# Experimental Noise and Fun For the Whole Family



## Eternal-Studios (Jul 27, 2010)

Okay, so I'm not gonna go into a big long winded thing here in the forum threads, but you should TOTALLY check it out in my Journal.  I would ask maybe any conversations or questions be directed largely in the journal.

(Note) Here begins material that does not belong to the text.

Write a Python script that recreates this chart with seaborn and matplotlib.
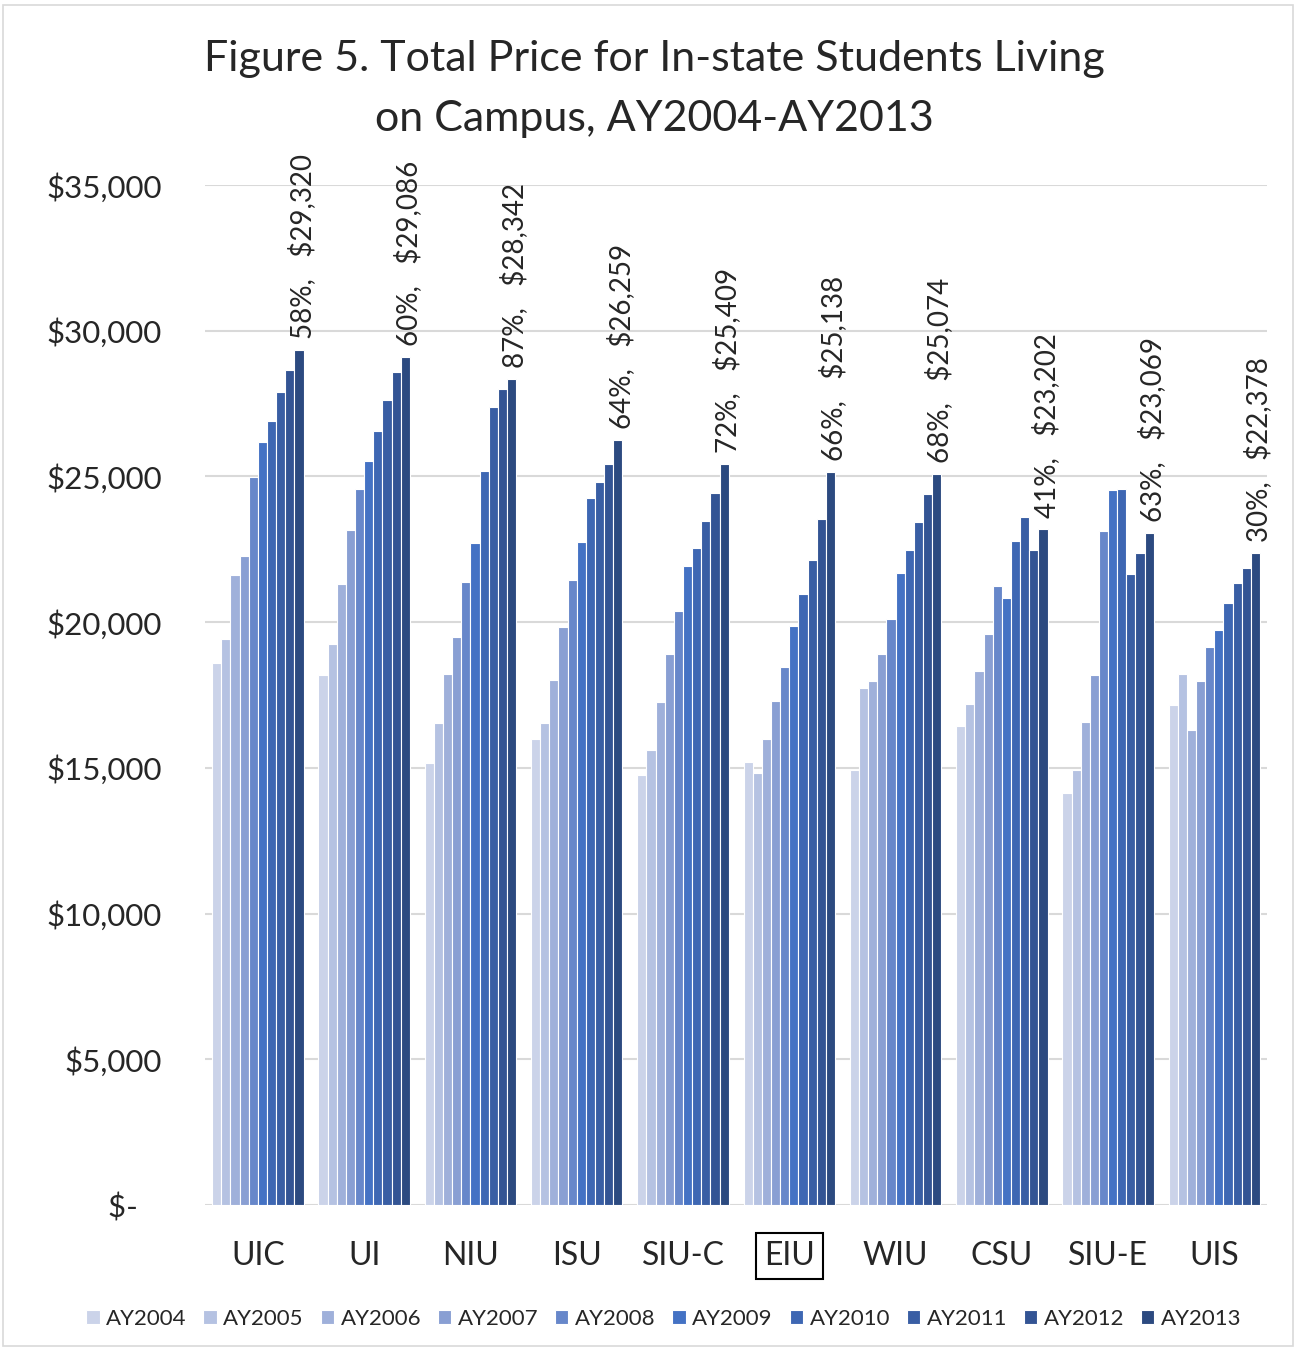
import pandas as pd
import matplotlib.pyplot as plt
import seaborn as sns

# --- data ---
schools = ["UIC", "UI", "NIU", "ISU", "SIU-C", "EIU", "WIU", "CSU", "SIU-E", "UIS"]
years = ["AY2004", "AY2005", "AY2006", "AY2007", "AY2008",
         "AY2009", "AY2010", "AY2011", "AY2012", "AY2013"]

uic = [18606, 19420, 21615, 22267, 24978, 26178, 26899, 27894, 28649, 29320]
ui = [18195, 19248, 21296, 23149, 24577, 25516, 26546, 27630, 28570, 29086]
niu = [15176, 16537, 18229, 19488, 21365, 22703, 25184, 27369, 27997, 28342]
isu = [15988, 16537, 18023, 19831, 21434, 22758, 24268, 24817, 25424, 26259]
siu_c = [14753, 15622, 17248, 18905, 20380, 21924, 22542, 23468, 24429, 25409]
eiu = [15189, 14822, 15978, 17292, 18459, 19876, 20953, 22130, 23537, 25138]
wiu = [14914, 17749, 17968, 18894, 20106, 21684, 22473, 23423, 24384, 25074]
csu = [16424, 17200, 18322, 19581, 21228, 20837, 22792, 23595, 22473, 23202]
siu_e = [14136, 14914, 16572, 18195, 23125, 24542, 24566, 21660, 22360, 23069]
uis = [17165, 18208, 16287, 17989, 19145, 19739, 20665, 21351, 21855, 22378]

pct_change = ["58%", "60%", "87%", "64%", "72%", "66%", "68%", "41%", "63%", "30%"]
y_ticks = [0, 5000, 10000, 15000, 20000, 25000, 30000, 35000]
y_tick_labels = ["$-   ", "$5,000", "$10,000", "$15,000", "$20,000",
                 "$25,000", "$30,000", "$35,000"]

colors = ["#cbd3e9", "#b5c2e2", "#9fb0da", "#899fd3", "#6787ca",
          "#4472c4", "#3e67b3", "#395ea4", "#335494", "#2c4a80"]

series = [uic, ui, niu, isu, siu_c, eiu, wiu, csu, siu_e, uis]
rows = []
for school, vals in zip(schools, series):
    for year, v in zip(years, vals):
        rows.append({"school": school, "year": year, "price": v})
df = pd.DataFrame(rows)

sns.set_style("white")
plt.rcParams["font.family"] = ["Lato", "DejaVu Sans"]

fig = plt.figure(figsize=(12.96, 13.49), dpi=100)
ax = fig.add_axes([0.158, 0.1067, 0.82, 0.7562])

sns.barplot(data=df, x="school", y="price", hue="year", palette=colors,
            saturation=1, width=0.86, edgecolor="white", linewidth=0.8, ax=ax)

ax.set_ylim(0, 35000)
ax.set_yticks(y_ticks)
ax.set_yticklabels(y_tick_labels, fontsize=22.5)
ax.yaxis.grid(True, color="#d9d9d9", linewidth=1.5)
ax.set_axisbelow(True)
for s in ax.spines.values():
    s.set_visible(False)
ax.tick_params(axis="both", length=0)
ax.tick_params(axis="y", pad=31)
ax.tick_params(axis="x", pad=26, labelsize=23)
ax.set_xlabel("")
ax.set_ylabel("")

# box around EIU label
for lbl in ax.get_xticklabels():
    if lbl.get_text() == "EIU":
        lbl.set_bbox(dict(boxstyle="square,pad=0.25", fc="none", ec="black", lw=1.5))

# labels over the AY2013 bars
last = ax.containers[-1]
for bar, pct, s in zip(last, pct_change, series):
    ax.annotate(f"{pct},   ${s[-1]:,}",
                xy=(bar.get_x() + bar.get_width() / 2, bar.get_height()),
                xytext=(2, 8), textcoords="offset points",
                rotation=90, ha="center", va="bottom", fontsize=20,
                annotation_clip=False)

ax.legend(loc="upper center", bbox_to_anchor=(0.432, -0.082), ncol=10,
          frameon=False, fontsize=16, handlelength=0.6, handleheight=0.6,
          handletextpad=0.3, columnspacing=0.75)

fig.suptitle("Figure 5. Total Price for In-state Students Living\non Campus, AY2004-AY2013",
             fontsize=31, y=0.970, x=0.505, linespacing=1.7)

fig.patches.append(plt.Rectangle((0.002, 0.002), 0.996, 0.994, transform=fig.transFigure,
                                 fill=False, ec="#d9d9d9", lw=1.2))

plt.savefig("out.png", dpi=100)
plt.close()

http://www.furaffinity.net/journal/1588327/

Hope to hear from you guys, hope I can find some volunteers.

Chase Follie Puppy


----------



## GatodeCafe (Jul 28, 2010)

Sounds pretty badass. Keep my shit posted.


----------



## Eternal-Studios (Jul 28, 2010)

GatodeCafe said:


> Sounds pretty badass. Keep my shit posted.


 
Would you like to be part of the experiment or just wanna be kept updated on how it's rolling along?


----------



## Fenrari (Jul 28, 2010)

I commented on your journal... your devious plans sound interesting...


----------



## Eternal-Studios (Jul 28, 2010)

I has Put you on the list of guinea pigs.  As I said in my journal, it won't be REALLY gearing up till early August.  I'm waiting for my WoW time to run out (leader of a guild who've convinced me to stick around till my time runs out)  After that, hopefully we'll be getting this stuff into full swing


----------